Figure scripts
^^^^^^^^

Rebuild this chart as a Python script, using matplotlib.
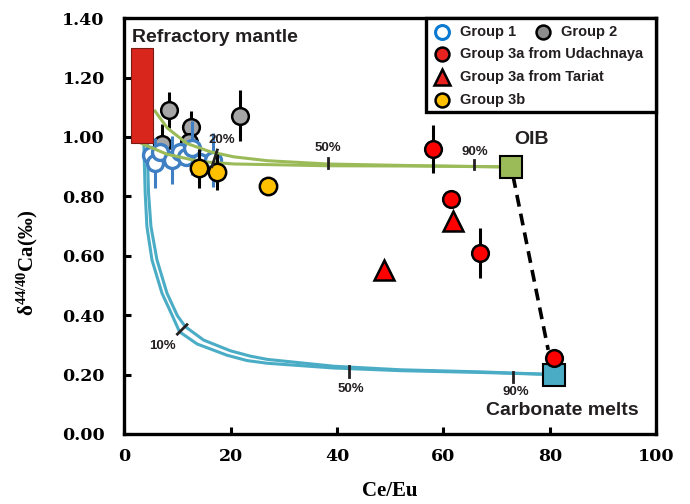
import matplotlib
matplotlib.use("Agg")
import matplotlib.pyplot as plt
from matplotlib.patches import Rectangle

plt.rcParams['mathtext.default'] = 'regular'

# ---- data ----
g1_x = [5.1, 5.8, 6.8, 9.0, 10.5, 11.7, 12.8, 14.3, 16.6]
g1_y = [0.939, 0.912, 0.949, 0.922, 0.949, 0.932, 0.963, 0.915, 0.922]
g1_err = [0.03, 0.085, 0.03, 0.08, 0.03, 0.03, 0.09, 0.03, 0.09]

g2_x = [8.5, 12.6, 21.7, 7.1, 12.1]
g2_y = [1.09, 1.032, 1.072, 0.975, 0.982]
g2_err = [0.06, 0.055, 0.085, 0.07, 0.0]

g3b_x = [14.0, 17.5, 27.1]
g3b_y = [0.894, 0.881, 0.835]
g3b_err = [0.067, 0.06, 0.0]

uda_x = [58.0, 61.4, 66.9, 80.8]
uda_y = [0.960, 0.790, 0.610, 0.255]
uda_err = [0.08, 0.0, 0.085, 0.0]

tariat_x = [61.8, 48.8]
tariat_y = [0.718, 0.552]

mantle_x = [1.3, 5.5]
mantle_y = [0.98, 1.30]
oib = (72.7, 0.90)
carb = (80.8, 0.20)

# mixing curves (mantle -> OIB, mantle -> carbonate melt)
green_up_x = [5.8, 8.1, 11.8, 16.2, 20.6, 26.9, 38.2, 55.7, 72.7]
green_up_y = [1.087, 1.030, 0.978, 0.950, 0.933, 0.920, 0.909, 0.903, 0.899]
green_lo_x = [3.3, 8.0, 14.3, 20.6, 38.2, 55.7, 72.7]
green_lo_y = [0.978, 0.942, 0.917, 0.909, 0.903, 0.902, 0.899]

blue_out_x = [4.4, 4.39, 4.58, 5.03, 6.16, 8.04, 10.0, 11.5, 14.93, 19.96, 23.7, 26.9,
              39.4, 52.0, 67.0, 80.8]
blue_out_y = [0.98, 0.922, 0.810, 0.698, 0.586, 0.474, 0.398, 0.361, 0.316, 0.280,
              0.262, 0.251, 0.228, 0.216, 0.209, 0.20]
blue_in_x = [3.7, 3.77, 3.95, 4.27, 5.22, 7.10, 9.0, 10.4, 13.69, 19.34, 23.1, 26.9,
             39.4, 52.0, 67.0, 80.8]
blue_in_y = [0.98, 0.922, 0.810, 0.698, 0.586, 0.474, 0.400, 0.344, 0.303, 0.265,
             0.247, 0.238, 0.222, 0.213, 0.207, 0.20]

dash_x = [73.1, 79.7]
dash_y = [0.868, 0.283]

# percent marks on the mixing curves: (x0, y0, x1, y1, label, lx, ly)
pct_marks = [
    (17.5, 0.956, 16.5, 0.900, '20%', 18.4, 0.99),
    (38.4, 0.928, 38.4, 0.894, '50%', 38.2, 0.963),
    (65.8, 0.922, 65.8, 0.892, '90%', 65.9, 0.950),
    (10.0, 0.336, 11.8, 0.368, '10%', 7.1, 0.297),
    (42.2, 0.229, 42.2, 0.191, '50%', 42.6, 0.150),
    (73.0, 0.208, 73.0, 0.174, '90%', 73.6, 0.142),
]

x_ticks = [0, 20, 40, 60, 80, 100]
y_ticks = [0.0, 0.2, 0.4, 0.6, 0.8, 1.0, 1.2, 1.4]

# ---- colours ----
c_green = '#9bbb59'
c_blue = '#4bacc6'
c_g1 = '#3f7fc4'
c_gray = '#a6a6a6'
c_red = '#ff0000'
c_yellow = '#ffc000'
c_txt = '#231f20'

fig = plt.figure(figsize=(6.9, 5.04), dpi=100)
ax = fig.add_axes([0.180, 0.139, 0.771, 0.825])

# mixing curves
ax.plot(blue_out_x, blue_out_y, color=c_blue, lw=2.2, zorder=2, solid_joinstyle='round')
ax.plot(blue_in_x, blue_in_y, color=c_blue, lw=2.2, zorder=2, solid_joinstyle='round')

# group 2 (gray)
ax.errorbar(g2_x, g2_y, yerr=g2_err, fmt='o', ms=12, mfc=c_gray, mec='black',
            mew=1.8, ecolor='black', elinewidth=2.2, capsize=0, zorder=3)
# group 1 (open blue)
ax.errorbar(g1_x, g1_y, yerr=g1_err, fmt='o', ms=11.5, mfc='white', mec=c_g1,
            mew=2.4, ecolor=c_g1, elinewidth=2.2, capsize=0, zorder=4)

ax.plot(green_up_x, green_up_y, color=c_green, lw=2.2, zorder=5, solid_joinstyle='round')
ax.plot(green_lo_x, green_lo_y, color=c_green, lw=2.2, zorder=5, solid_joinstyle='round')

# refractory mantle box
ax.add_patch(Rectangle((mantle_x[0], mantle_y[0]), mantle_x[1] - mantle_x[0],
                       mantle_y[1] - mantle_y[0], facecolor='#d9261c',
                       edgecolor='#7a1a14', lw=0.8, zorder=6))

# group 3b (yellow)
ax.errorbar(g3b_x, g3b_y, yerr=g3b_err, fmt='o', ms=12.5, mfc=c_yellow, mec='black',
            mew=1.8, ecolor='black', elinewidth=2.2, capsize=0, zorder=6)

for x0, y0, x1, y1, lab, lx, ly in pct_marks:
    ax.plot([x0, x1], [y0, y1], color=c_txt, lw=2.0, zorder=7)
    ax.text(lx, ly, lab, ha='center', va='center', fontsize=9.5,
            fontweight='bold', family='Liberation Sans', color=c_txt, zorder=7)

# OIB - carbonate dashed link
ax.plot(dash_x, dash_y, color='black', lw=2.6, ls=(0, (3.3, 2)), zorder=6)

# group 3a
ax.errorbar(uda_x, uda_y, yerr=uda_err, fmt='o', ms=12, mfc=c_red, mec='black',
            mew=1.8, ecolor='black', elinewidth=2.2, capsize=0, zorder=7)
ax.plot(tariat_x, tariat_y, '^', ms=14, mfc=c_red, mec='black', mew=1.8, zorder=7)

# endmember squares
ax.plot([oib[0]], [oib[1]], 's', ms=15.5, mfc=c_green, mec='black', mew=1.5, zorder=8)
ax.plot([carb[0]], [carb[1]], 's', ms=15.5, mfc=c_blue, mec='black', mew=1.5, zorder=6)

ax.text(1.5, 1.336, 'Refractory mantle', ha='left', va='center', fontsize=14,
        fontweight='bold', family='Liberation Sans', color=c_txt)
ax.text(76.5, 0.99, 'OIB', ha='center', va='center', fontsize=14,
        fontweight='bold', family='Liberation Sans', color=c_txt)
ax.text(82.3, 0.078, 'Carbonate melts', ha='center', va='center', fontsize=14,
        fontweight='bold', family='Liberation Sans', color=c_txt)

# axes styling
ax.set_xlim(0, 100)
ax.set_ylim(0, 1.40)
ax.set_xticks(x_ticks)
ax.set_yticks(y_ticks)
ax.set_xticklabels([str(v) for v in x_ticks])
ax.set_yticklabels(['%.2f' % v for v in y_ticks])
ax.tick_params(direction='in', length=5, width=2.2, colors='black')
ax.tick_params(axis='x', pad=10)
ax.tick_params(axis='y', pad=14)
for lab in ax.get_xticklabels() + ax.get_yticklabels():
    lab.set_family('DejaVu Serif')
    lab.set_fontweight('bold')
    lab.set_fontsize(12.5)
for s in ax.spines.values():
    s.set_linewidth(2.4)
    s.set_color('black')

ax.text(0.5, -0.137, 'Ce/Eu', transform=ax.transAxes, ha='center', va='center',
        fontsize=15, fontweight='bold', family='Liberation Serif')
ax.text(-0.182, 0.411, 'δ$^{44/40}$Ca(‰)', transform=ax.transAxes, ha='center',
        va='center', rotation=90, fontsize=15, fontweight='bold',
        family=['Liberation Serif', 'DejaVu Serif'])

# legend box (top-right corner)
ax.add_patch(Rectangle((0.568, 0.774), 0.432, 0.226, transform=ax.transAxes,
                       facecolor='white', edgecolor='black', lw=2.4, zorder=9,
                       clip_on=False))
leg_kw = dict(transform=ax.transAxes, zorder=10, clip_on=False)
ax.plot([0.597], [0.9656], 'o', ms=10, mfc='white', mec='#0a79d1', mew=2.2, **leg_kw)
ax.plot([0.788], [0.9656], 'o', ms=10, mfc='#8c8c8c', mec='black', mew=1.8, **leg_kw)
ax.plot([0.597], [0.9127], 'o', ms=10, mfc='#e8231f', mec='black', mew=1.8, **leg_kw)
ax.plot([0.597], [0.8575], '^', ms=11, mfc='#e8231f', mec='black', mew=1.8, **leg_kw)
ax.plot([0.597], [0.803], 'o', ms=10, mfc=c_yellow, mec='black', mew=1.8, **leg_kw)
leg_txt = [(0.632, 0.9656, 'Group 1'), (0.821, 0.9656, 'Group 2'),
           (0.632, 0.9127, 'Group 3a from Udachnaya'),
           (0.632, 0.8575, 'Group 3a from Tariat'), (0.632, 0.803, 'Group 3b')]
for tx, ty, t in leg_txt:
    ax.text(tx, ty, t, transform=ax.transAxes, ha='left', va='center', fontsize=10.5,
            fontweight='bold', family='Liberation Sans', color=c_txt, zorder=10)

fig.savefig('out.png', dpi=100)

^^^^^^^^

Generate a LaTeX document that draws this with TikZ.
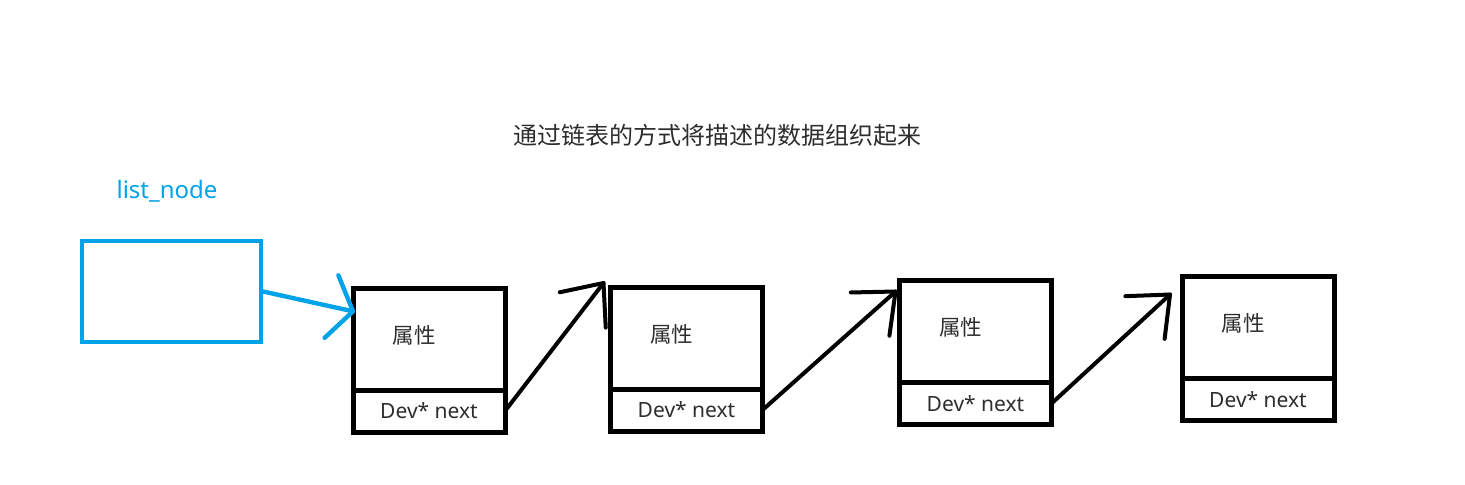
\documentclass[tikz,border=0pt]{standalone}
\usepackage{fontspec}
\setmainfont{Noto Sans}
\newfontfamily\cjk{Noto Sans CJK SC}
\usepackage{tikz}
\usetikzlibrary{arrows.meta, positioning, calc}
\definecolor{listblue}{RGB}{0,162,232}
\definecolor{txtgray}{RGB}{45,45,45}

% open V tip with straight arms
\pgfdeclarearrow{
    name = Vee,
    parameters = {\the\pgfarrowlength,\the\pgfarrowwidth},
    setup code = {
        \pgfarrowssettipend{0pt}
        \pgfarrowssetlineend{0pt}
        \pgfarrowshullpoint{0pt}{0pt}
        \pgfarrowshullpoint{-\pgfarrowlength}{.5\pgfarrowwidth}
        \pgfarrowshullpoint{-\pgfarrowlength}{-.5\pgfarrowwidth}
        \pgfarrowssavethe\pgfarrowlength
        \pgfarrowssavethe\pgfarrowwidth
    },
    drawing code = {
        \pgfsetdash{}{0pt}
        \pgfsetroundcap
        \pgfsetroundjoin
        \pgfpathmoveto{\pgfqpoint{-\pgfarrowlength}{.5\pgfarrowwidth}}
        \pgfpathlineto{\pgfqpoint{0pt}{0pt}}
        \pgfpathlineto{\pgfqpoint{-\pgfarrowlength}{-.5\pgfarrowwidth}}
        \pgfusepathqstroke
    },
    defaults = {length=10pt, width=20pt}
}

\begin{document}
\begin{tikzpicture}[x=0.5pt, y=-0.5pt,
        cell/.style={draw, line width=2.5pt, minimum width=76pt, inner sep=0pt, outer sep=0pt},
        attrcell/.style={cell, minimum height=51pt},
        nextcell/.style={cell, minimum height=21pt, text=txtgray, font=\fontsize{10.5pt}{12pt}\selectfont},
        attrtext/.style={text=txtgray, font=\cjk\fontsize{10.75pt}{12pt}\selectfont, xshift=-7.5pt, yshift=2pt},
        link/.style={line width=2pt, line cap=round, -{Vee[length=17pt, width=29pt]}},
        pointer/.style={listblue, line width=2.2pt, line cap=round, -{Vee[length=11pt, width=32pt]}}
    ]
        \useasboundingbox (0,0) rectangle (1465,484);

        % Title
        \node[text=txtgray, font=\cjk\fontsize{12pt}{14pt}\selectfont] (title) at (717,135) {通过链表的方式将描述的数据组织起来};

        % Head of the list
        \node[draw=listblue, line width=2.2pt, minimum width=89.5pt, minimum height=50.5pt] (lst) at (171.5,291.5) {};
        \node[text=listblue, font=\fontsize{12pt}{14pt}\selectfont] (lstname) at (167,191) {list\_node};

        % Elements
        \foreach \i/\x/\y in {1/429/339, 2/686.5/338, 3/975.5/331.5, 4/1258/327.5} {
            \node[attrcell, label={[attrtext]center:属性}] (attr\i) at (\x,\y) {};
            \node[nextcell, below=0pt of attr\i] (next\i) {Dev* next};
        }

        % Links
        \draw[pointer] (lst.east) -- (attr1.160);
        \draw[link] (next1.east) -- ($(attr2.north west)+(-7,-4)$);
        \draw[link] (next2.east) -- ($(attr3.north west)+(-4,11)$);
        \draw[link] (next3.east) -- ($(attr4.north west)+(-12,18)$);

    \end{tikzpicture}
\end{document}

^^^^^^^^

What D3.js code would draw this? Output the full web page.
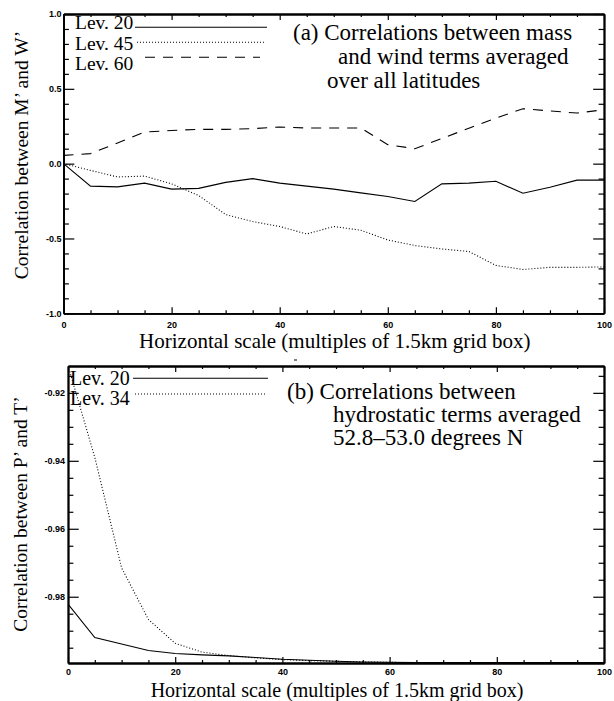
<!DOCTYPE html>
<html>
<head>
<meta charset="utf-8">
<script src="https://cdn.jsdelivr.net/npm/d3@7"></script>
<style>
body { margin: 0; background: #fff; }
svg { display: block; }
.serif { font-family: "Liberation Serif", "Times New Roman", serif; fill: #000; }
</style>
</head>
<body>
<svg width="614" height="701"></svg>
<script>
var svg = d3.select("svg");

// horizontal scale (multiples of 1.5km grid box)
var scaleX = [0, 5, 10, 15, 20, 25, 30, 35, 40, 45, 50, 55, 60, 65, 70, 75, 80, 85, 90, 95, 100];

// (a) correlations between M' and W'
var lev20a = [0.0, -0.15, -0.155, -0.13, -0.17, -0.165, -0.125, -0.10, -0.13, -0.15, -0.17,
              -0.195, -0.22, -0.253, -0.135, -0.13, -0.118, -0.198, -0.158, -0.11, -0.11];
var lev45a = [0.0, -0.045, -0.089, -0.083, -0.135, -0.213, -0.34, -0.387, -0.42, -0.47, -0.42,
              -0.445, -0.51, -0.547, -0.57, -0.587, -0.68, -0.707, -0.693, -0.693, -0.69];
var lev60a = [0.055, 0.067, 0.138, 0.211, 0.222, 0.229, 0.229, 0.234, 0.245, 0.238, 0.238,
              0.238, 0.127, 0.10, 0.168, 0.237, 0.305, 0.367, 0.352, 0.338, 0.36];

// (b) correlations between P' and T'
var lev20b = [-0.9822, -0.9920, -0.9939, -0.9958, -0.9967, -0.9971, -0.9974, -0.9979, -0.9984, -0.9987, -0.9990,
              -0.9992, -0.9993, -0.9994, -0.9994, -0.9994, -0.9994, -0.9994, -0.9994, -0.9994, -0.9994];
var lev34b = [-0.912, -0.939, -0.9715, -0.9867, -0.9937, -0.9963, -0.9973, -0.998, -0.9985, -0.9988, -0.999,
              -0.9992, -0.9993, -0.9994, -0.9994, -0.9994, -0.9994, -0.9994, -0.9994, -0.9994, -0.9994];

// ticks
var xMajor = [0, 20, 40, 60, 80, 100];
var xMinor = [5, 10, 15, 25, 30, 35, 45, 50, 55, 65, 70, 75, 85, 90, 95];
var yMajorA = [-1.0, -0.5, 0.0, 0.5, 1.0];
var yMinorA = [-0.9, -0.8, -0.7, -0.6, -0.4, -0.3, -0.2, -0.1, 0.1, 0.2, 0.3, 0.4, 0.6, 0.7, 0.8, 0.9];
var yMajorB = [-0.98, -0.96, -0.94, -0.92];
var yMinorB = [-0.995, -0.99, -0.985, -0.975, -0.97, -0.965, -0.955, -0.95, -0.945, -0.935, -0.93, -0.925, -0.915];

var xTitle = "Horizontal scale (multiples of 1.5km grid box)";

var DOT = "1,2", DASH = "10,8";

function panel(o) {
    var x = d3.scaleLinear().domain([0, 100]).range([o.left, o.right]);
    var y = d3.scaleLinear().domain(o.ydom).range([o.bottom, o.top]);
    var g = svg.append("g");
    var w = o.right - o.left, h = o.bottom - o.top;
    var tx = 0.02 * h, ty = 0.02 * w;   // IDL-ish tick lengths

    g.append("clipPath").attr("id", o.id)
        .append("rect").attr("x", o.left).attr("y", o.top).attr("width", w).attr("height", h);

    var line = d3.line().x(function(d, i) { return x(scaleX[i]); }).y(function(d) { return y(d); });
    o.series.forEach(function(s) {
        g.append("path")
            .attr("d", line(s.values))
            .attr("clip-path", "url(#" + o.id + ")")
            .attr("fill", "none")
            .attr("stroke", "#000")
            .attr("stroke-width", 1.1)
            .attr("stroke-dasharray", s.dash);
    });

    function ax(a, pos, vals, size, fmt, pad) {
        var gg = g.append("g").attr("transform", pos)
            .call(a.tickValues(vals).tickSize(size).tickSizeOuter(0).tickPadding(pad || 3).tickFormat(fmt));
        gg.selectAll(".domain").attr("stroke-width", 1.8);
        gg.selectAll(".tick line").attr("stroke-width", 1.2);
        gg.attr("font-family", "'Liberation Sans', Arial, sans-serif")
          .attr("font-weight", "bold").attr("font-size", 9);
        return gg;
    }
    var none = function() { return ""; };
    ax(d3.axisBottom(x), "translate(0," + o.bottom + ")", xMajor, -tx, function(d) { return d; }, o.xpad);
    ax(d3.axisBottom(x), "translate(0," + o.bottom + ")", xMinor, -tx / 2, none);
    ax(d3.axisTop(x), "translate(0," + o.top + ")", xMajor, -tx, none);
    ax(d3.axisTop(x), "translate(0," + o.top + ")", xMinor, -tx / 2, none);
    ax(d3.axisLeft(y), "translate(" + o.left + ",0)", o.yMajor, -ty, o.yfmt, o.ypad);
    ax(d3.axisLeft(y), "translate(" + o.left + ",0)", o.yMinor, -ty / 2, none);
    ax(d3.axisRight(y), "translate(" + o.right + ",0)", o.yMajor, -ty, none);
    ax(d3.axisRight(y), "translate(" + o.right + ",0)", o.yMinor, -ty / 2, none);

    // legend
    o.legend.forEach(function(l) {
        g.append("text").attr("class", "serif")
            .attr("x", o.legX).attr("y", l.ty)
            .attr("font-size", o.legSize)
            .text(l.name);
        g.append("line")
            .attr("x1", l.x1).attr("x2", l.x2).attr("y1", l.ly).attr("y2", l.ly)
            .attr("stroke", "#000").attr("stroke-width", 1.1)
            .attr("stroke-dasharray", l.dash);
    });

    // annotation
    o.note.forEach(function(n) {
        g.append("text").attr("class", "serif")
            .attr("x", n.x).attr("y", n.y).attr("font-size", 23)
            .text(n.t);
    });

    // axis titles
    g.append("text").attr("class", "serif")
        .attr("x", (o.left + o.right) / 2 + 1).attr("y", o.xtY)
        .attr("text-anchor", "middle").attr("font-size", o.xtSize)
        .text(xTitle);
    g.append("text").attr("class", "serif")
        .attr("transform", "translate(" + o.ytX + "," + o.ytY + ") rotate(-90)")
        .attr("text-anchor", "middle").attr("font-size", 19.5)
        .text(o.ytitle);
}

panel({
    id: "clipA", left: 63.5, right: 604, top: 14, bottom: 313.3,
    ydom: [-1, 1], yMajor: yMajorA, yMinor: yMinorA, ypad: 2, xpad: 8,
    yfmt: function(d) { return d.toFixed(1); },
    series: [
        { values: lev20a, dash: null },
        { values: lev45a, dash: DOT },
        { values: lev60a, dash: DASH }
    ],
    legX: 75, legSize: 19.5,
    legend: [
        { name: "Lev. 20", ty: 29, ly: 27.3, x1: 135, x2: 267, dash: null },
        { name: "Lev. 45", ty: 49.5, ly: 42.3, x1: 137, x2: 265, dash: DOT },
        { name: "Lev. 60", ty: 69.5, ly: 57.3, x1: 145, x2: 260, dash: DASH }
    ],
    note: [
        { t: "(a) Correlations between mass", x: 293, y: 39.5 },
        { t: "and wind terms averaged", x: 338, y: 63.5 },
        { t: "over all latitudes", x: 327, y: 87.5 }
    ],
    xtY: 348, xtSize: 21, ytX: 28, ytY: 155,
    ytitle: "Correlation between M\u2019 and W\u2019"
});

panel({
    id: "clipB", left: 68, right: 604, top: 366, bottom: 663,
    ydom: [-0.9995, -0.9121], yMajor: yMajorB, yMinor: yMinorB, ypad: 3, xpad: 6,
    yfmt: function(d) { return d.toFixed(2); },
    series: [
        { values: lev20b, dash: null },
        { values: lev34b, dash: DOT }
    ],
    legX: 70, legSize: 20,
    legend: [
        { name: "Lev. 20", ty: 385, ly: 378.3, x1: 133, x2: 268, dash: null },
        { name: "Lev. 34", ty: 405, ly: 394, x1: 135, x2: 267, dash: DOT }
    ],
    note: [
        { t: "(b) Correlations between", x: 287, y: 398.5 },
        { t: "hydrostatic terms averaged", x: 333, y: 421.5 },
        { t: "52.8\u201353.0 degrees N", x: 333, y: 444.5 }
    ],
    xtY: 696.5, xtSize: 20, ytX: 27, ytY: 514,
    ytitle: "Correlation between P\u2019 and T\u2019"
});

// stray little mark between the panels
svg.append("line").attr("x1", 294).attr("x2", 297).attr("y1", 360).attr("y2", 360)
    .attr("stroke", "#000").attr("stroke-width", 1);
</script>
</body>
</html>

^^^^^^^^

§ EXERCISE DIRECTIONS
Repeat the lines between those holding "Rebuild this chart" and "carb = (80.8, 0.20)", inclusive. Pictures stay out.

§ ANSWER FOR THE TASK
Rebuild this chart as a Python script, using matplotlib.
import matplotlib
matplotlib.use("Agg")
import matplotlib.pyplot as plt
from matplotlib.patches import Rectangle

plt.rcParams['mathtext.default'] = 'regular'

# ---- data ----
g1_x = [5.1, 5.8, 6.8, 9.0, 10.5, 11.7, 12.8, 14.3, 16.6]
g1_y = [0.939, 0.912, 0.949, 0.922, 0.949, 0.932, 0.963, 0.915, 0.922]
g1_err = [0.03, 0.085, 0.03, 0.08, 0.03, 0.03, 0.09, 0.03, 0.09]

g2_x = [8.5, 12.6, 21.7, 7.1, 12.1]
g2_y = [1.09, 1.032, 1.072, 0.975, 0.982]
g2_err = [0.06, 0.055, 0.085, 0.07, 0.0]

g3b_x = [14.0, 17.5, 27.1]
g3b_y = [0.894, 0.881, 0.835]
g3b_err = [0.067, 0.06, 0.0]

uda_x = [58.0, 61.4, 66.9, 80.8]
uda_y = [0.960, 0.790, 0.610, 0.255]
uda_err = [0.08, 0.0, 0.085, 0.0]

tariat_x = [61.8, 48.8]
tariat_y = [0.718, 0.552]

mantle_x = [1.3, 5.5]
mantle_y = [0.98, 1.30]
oib = (72.7, 0.90)
carb = (80.8, 0.20)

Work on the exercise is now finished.